Objective |
Reproduce all the lines below exactly and omit the images.

"""

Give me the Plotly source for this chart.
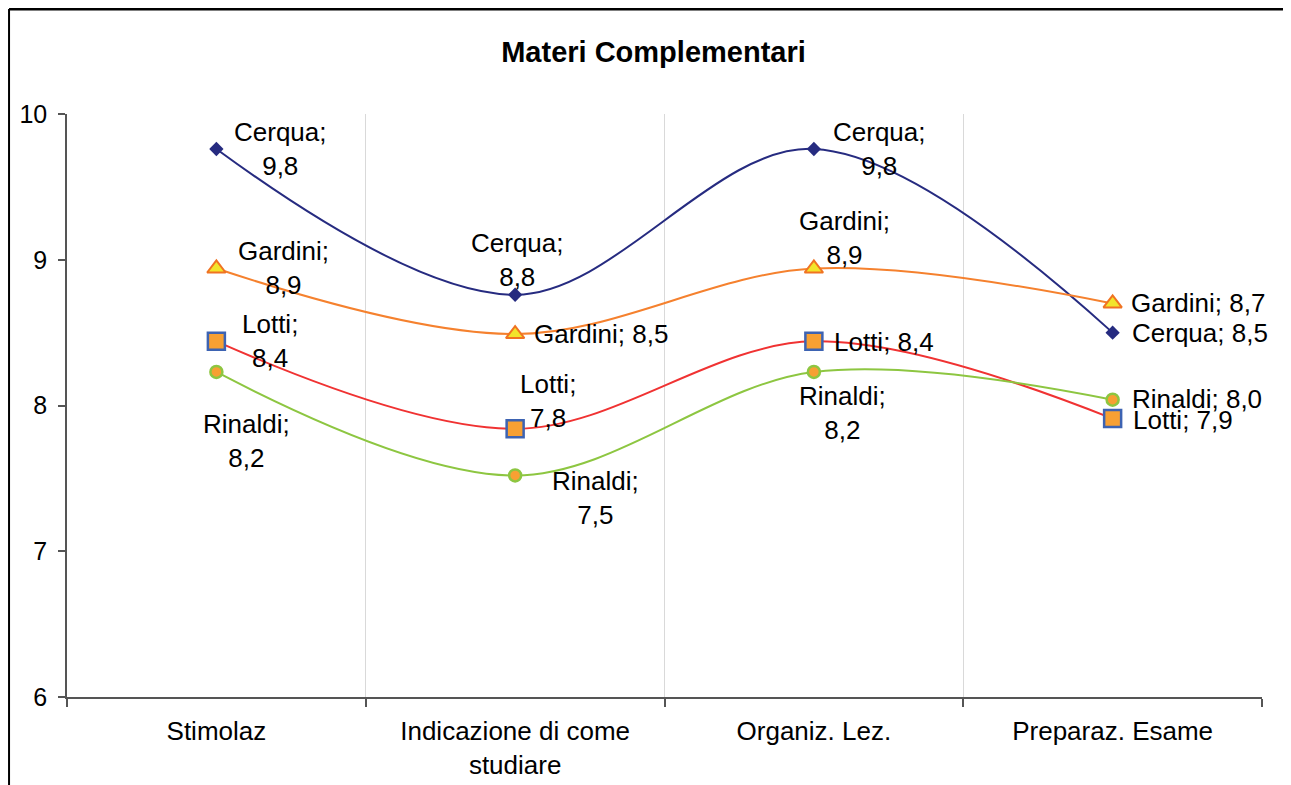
import plotly.graph_objects as go

categories = ["Stimolaz", "Indicazione di come<br>studiare", "Organiz. Lez.", "Preparaz. Esame"]
series_names = ["Cerqua", "Gardini", "Lotti", "Rinaldi"]
cerqua = [9.76, 8.76, 9.76, 8.50]
gardini = [8.94, 8.49, 8.94, 8.70]
lotti = [8.44, 7.84, 8.44, 7.91]
rinaldi = [8.23, 7.52, 8.23, 8.04]
y_ticks = [6, 7, 8, 9, 10]

values = [cerqua, gardini, lotti, rinaldi]

styles = [
    dict(line="#262B80", symbol="diamond", size=11, fill="#262B80", border="#262B80", bw=0),
    dict(line="#F5812E", symbol="triangle-up", size=16, fill="#F2E52B", border="#F07322", bw=2),
    dict(line="#F03232", symbol="square", size=17, fill="#F7A033", border="#3D63B2", bw=2.5),
    dict(line="#8DC641", symbol="circle", size=12, fill="#F7A033", border="#8DC641", bw=2.5),
]

# label placement per series/point: (xanchor, xshift, yshift, wrapped)
label_pos = [
    [("center", 64, 0, True), ("center", 2, 35, True), ("center", 66, 0, True), ("left", 17, 0, False)],
    [("center", 67, 1, True), ("left", 17, 0, False), ("center", 31, 31, True), ("left", 16, 0, False)],
    [("center", 54, 0, True), ("center", 33, 28, True), ("left", 18, -1, False), ("left", 18, -1, False)],
    [("center", 30, -69, True), ("center", 80, -23, True), ("center", 29, -41, True), ("left", 17, 1, False)],
]

FONT = "Liberation Sans, Arial, sans-serif"

fig = go.Figure()
annotations = []
for name, vals, st, lp in zip(series_names, values, styles, label_pos):
    fig.add_trace(go.Scatter(
        x=categories, y=vals, mode="lines+markers", name=name,
        line=dict(color=st["line"], width=2, shape="spline", smoothing=1.0),
        marker=dict(symbol=st["symbol"], size=st["size"], color=st["fill"],
                    line=dict(color=st["border"], width=st["bw"])),
        showlegend=False,
    ))
    for cat, v, (xa, xs, ys, wrap) in zip(categories, vals, lp):
        val_txt = f"{v:.1f}".replace(".", ",")
        txt = f"{name};<br>{val_txt}" if wrap else f"{name}; {val_txt}"
        annotations.append(dict(
            x=cat, y=v, xref="x", yref="y", text=txt, showarrow=False,
            xanchor=xa, yanchor="middle", xshift=xs, yshift=ys, align="center",
            font=dict(family=FONT, size=26, color="#000000"),
        ))

fig.update_layout(
    width=1291, height=785,
    margin=dict(l=59, r=37, t=106, b=96),
    paper_bgcolor="white", plot_bgcolor="white",
    title=dict(text="<b>Materi Complementari</b>", x=0.5, xanchor="center",
               y=1 - 44 / 785, yanchor="middle", yref="container",
               font=dict(family=FONT, size=29, color="#000000")),
    font=dict(family=FONT, color="#000000"),
    annotations=annotations,
    xaxis=dict(
        type="category", tickson="boundaries", range=[-0.5, 3.5],
        showline=True, linecolor="#555555", linewidth=1.5,
        ticks="outside", ticklen=8, tickcolor="#555555", tickwidth=1.5,
        showgrid=True, gridcolor="#D9D9D9", gridwidth=1.2,
        tickfont=dict(size=26, color="#000000"), ticklabelstandoff=10,
        zeroline=False,
    ),
    yaxis=dict(
        range=[6, 10], tickvals=y_ticks, showline=True, linecolor="#555555", linewidth=1.5,
        ticks="outside", ticklen=7, tickcolor="#555555", tickwidth=1.5,
        showgrid=False, zeroline=False, tickfont=dict(size=25, color="#000000"),
        ticklabelstandoff=6,
    ),
    shapes=[
        dict(type="line", xref="paper", yref="paper", x0=-0.0485, x1=1.1, y0=1.1801, y1=1.1801,
             line=dict(color="#000000", width=3)),
        dict(type="line", xref="paper", yref="paper", x0=-0.0485, x1=-0.0485, y0=1.1801, y1=-0.3,
             line=dict(color="#000000", width=2)),
    ],
)

fig.write_html("out.html")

"""

Task answer |
Give me the Plotly source for this chart.
import plotly.graph_objects as go

categories = ["Stimolaz", "Indicazione di come<br>studiare", "Organiz. Lez.", "Preparaz. Esame"]
series_names = ["Cerqua", "Gardini", "Lotti", "Rinaldi"]
cerqua = [9.76, 8.76, 9.76, 8.50]
gardini = [8.94, 8.49, 8.94, 8.70]
lotti = [8.44, 7.84, 8.44, 7.91]
rinaldi = [8.23, 7.52, 8.23, 8.04]
y_ticks = [6, 7, 8, 9, 10]

values = [cerqua, gardini, lotti, rinaldi]

styles = [
    dict(line="#262B80", symbol="diamond", size=11, fill="#262B80", border="#262B80", bw=0),
    dict(line="#F5812E", symbol="triangle-up", size=16, fill="#F2E52B", border="#F07322", bw=2),
    dict(line="#F03232", symbol="square", size=17, fill="#F7A033", border="#3D63B2", bw=2.5),
    dict(line="#8DC641", symbol="circle", size=12, fill="#F7A033", border="#8DC641", bw=2.5),
]

# label placement per series/point: (xanchor, xshift, yshift, wrapped)
label_pos = [
    [("center", 64, 0, True), ("center", 2, 35, True), ("center", 66, 0, True), ("left", 17, 0, False)],
    [("center", 67, 1, True), ("left", 17, 0, False), ("center", 31, 31, True), ("left", 16, 0, False)],
    [("center", 54, 0, True), ("center", 33, 28, True), ("left", 18, -1, False), ("left", 18, -1, False)],
    [("center", 30, -69, True), ("center", 80, -23, True), ("center", 29, -41, True), ("left", 17, 1, False)],
]

FONT = "Liberation Sans, Arial, sans-serif"

fig = go.Figure()
annotations = []
for name, vals, st, lp in zip(series_names, values, styles, label_pos):
    fig.add_trace(go.Scatter(
        x=categories, y=vals, mode="lines+markers", name=name,
        line=dict(color=st["line"], width=2, shape="spline", smoothing=1.0),
        marker=dict(symbol=st["symbol"], size=st["size"], color=st["fill"],
                    line=dict(color=st["border"], width=st["bw"])),
        showlegend=False,
    ))
    for cat, v, (xa, xs, ys, wrap) in zip(categories, vals, lp):
        val_txt = f"{v:.1f}".replace(".", ",")
        txt = f"{name};<br>{val_txt}" if wrap else f"{name}; {val_txt}"
        annotations.append(dict(
            x=cat, y=v, xref="x", yref="y", text=txt, showarrow=False,
            xanchor=xa, yanchor="middle", xshift=xs, yshift=ys, align="center",
            font=dict(family=FONT, size=26, color="#000000"),
        ))

fig.update_layout(
    width=1291, height=785,
    margin=dict(l=59, r=37, t=106, b=96),
    paper_bgcolor="white", plot_bgcolor="white",
    title=dict(text="<b>Materi Complementari</b>", x=0.5, xanchor="center",
               y=1 - 44 / 785, yanchor="middle", yref="container",
               font=dict(family=FONT, size=29, color="#000000")),
    font=dict(family=FONT, color="#000000"),
    annotations=annotations,
    xaxis=dict(
        type="category", tickson="boundaries", range=[-0.5, 3.5],
        showline=True, linecolor="#555555", linewidth=1.5,
        ticks="outside", ticklen=8, tickcolor="#555555", tickwidth=1.5,
        showgrid=True, gridcolor="#D9D9D9", gridwidth=1.2,
        tickfont=dict(size=26, color="#000000"), ticklabelstandoff=10,
        zeroline=False,
    ),
    yaxis=dict(
        range=[6, 10], tickvals=y_ticks, showline=True, linecolor="#555555", linewidth=1.5,
        ticks="outside", ticklen=7, tickcolor="#555555", tickwidth=1.5,
        showgrid=False, zeroline=False, tickfont=dict(size=25, color="#000000"),
        ticklabelstandoff=6,
    ),
    shapes=[
        dict(type="line", xref="paper", yref="paper", x0=-0.0485, x1=1.1, y0=1.1801, y1=1.1801,
             line=dict(color="#000000", width=3)),
        dict(type="line", xref="paper", yref="paper", x0=-0.0485, x1=-0.0485, y0=1.1801, y1=-0.3,
             line=dict(color="#000000", width=2)),
    ],
)

fig.write_html("out.html")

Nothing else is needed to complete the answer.